Last week, when Delhi University’s Academic Council arrived at a decision to withdraw from the undergraduate history syllabus an essay called ‘Three Hundred Ramayanas: Five Examples and Three Thoughts on Translation’, it was kowtowing to the singular vision of Rama’s tale that Ramanand Sagar anointed as indelible truth. The right-wing objection to the essay—an elegant piece by the late AK Ramanujan about the diverse narratives that go by the name ‘Ramayana’—is that its non-judgemental account of Jain, Buddhist, Tamil or Thai tellings undermines the Valmiki-plus-Tulsidas version that most north Indian Hindus perceive as religious truth.
Ramanujan speaks of the Jaina Ramayana of Vimalasuri, in which Ravana is not an evil demon but a great Jaina ascetic undone by his passion for Sita, and of a Kannada folk Ramayana in which Sita is born of Ravana’s own womb—essentially a story about a daughter causing the death of her incestuous father. He points to differences between Valmiki’s Sanskrit and Kampan’s more dramatic Tamil. He describes Ramayanas for whom Sita is the main focus, and others that centre on Ravana.
But the essay also provides a vivid sense of the Ramayana as an ur-narrative, from whose characters and events our values and metaphors spring. And every fresh telling builds on that sense of always already there-ness: in one, when Sita pleads with Ram about accompanying him into exile, she clinches the argument by bursting out, “Countless Ramayanas have been composed before this. Do you know of one in which Sita doesn’t go with Rama to the forest?”
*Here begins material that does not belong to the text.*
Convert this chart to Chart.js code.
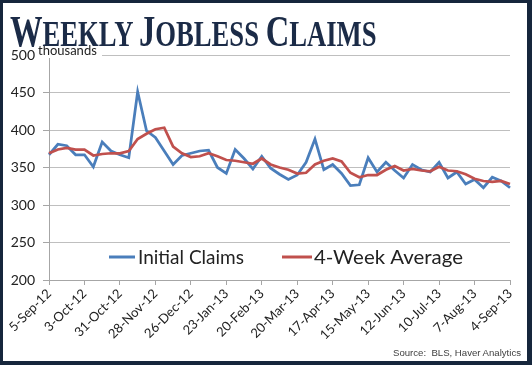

We have reached a stage in our modernity when we seem to believe that the only way to hold on to traditions is to immobilise them, recording final definitive versions from which any departure is either unnecessary or sacrilegious. The SBKK probably thinks of itself as far away from Ramanand Sagar. But traditions do not live when they are frozen. It is only by inhabiting them—letting them change us, and letting ourselves change them—that we will ever succeed in keeping them alive.